▶ **DESCRIPTION OF THE TASK**
Return the listing below verbatim. Pictures do not belong in the copy.
------------------------------------
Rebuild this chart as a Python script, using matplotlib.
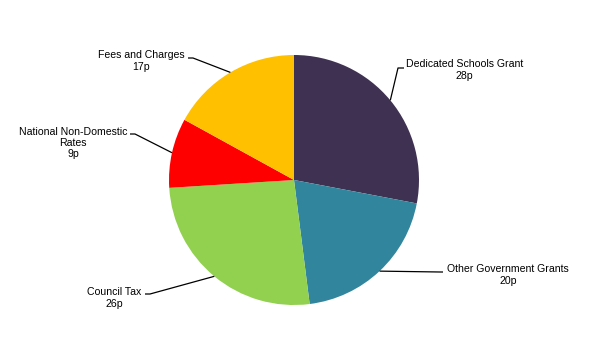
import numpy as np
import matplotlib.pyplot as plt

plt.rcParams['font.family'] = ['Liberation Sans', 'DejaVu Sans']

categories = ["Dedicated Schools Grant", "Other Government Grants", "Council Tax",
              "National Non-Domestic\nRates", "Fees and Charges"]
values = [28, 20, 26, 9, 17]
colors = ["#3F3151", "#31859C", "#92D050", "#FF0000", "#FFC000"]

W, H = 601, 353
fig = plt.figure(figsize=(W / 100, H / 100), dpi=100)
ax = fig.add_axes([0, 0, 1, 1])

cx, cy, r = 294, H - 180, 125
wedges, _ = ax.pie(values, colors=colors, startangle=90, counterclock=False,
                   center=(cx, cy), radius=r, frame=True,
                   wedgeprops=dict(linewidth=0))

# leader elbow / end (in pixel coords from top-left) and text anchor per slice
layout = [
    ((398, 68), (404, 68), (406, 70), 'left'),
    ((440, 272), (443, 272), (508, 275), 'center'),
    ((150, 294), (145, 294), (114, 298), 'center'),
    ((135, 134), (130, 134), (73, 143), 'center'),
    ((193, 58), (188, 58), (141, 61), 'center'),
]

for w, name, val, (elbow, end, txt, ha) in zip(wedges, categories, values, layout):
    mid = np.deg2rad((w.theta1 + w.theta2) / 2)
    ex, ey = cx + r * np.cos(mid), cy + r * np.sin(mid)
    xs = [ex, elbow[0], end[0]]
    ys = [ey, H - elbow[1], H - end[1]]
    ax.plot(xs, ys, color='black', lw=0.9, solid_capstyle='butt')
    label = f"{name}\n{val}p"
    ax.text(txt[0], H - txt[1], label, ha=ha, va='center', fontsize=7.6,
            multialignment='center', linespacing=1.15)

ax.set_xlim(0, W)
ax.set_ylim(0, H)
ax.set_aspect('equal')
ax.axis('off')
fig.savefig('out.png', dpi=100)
------------------------------------
▶ **SOLUTION TO THE PROBLEM**
Rebuild this chart as a Python script, using matplotlib.
import numpy as np
import matplotlib.pyplot as plt

plt.rcParams['font.family'] = ['Liberation Sans', 'DejaVu Sans']

categories = ["Dedicated Schools Grant", "Other Government Grants", "Council Tax",
              "National Non-Domestic\nRates", "Fees and Charges"]
values = [28, 20, 26, 9, 17]
colors = ["#3F3151", "#31859C", "#92D050", "#FF0000", "#FFC000"]

W, H = 601, 353
fig = plt.figure(figsize=(W / 100, H / 100), dpi=100)
ax = fig.add_axes([0, 0, 1, 1])

cx, cy, r = 294, H - 180, 125
wedges, _ = ax.pie(values, colors=colors, startangle=90, counterclock=False,
                   center=(cx, cy), radius=r, frame=True,
                   wedgeprops=dict(linewidth=0))

# leader elbow / end (in pixel coords from top-left) and text anchor per slice
layout = [
    ((398, 68), (404, 68), (406, 70), 'left'),
    ((440, 272), (443, 272), (508, 275), 'center'),
    ((150, 294), (145, 294), (114, 298), 'center'),
    ((135, 134), (130, 134), (73, 143), 'center'),
    ((193, 58), (188, 58), (141, 61), 'center'),
]

for w, name, val, (elbow, end, txt, ha) in zip(wedges, categories, values, layout):
    mid = np.deg2rad((w.theta1 + w.theta2) / 2)
    ex, ey = cx + r * np.cos(mid), cy + r * np.sin(mid)
    xs = [ex, elbow[0], end[0]]
    ys = [ey, H - elbow[1], H - end[1]]
    ax.plot(xs, ys, color='black', lw=0.9, solid_capstyle='butt')
    label = f"{name}\n{val}p"
    ax.text(txt[0], H - txt[1], label, ha=ha, va='center', fontsize=7.6,
            multialignment='center', linespacing=1.15)

ax.set_xlim(0, W)
ax.set_ylim(0, H)
ax.set_aspect('equal')
ax.axis('off')
fig.savefig('out.png', dpi=100)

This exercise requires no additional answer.